Only the number is wanted: tally the lines below that contain the word "this".

-- Start of RECORDS SUPPLIED --

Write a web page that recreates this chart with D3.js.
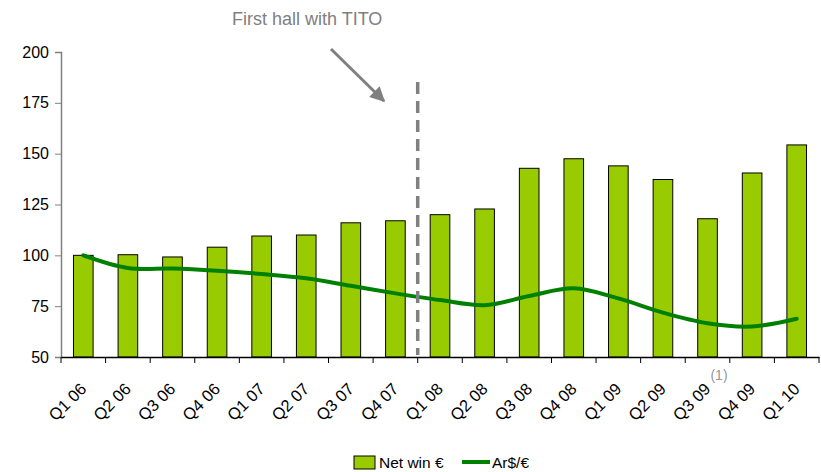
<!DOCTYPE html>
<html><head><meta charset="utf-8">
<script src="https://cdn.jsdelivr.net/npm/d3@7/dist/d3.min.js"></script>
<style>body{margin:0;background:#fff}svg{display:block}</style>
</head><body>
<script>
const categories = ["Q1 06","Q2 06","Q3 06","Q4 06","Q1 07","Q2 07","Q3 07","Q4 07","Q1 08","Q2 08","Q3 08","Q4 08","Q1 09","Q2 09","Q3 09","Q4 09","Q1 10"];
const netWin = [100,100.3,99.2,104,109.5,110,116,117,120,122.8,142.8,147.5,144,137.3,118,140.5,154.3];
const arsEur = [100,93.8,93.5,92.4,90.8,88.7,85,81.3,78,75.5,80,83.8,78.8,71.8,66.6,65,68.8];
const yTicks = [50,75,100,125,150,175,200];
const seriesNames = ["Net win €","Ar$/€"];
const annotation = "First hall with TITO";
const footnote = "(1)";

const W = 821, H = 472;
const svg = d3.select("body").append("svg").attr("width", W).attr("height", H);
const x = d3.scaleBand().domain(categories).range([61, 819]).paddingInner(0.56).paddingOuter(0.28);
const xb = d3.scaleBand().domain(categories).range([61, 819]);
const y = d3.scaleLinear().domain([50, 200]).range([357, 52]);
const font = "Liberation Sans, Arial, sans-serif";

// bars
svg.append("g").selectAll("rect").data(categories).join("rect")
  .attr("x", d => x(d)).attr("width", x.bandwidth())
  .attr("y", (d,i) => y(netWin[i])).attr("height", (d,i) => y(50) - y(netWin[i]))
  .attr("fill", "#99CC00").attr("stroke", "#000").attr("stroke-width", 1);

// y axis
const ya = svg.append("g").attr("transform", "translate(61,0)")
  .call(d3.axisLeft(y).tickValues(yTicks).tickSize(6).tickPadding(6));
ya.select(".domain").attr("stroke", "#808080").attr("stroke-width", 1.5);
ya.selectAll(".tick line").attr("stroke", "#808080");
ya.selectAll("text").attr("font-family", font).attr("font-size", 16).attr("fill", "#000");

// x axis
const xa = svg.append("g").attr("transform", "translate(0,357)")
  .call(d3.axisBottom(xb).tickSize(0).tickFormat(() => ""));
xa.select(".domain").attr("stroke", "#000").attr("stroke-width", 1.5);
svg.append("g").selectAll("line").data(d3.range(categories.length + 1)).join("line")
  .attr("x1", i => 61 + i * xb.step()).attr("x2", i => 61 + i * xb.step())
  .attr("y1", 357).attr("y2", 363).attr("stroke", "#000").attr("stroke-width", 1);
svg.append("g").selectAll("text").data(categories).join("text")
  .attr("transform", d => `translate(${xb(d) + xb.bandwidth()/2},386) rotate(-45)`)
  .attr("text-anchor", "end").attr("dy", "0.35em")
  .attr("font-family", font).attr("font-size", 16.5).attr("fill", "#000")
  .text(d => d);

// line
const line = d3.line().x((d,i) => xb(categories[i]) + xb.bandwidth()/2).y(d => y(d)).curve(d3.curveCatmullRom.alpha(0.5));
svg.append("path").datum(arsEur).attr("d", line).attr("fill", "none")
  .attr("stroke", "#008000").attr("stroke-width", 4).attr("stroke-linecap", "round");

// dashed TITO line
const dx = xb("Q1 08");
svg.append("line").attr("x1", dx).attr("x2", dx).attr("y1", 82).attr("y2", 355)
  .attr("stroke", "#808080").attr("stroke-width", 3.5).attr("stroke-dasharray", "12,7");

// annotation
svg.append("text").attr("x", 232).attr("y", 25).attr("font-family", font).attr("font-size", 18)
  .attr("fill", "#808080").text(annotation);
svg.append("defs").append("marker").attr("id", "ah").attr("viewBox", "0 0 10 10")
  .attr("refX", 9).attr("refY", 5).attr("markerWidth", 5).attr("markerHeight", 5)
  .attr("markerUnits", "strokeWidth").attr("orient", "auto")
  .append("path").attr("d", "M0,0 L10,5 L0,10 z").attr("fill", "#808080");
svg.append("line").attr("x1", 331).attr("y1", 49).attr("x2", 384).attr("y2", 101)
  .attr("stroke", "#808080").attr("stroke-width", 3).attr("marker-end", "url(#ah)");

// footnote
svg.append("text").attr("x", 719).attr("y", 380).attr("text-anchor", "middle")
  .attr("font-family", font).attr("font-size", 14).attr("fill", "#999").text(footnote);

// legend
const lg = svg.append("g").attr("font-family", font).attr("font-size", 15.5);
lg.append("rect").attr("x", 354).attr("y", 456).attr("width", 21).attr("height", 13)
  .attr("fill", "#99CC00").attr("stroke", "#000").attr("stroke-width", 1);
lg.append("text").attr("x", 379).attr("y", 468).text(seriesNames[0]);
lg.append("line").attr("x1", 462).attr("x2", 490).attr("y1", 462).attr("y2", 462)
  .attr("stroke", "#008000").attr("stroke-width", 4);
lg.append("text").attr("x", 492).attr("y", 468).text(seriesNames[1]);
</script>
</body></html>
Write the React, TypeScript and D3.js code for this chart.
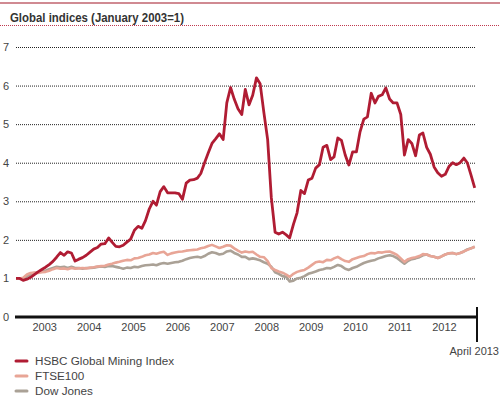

-- End of RECORDS SUPPLIED --

• _EXERCISE SOLUTION_
2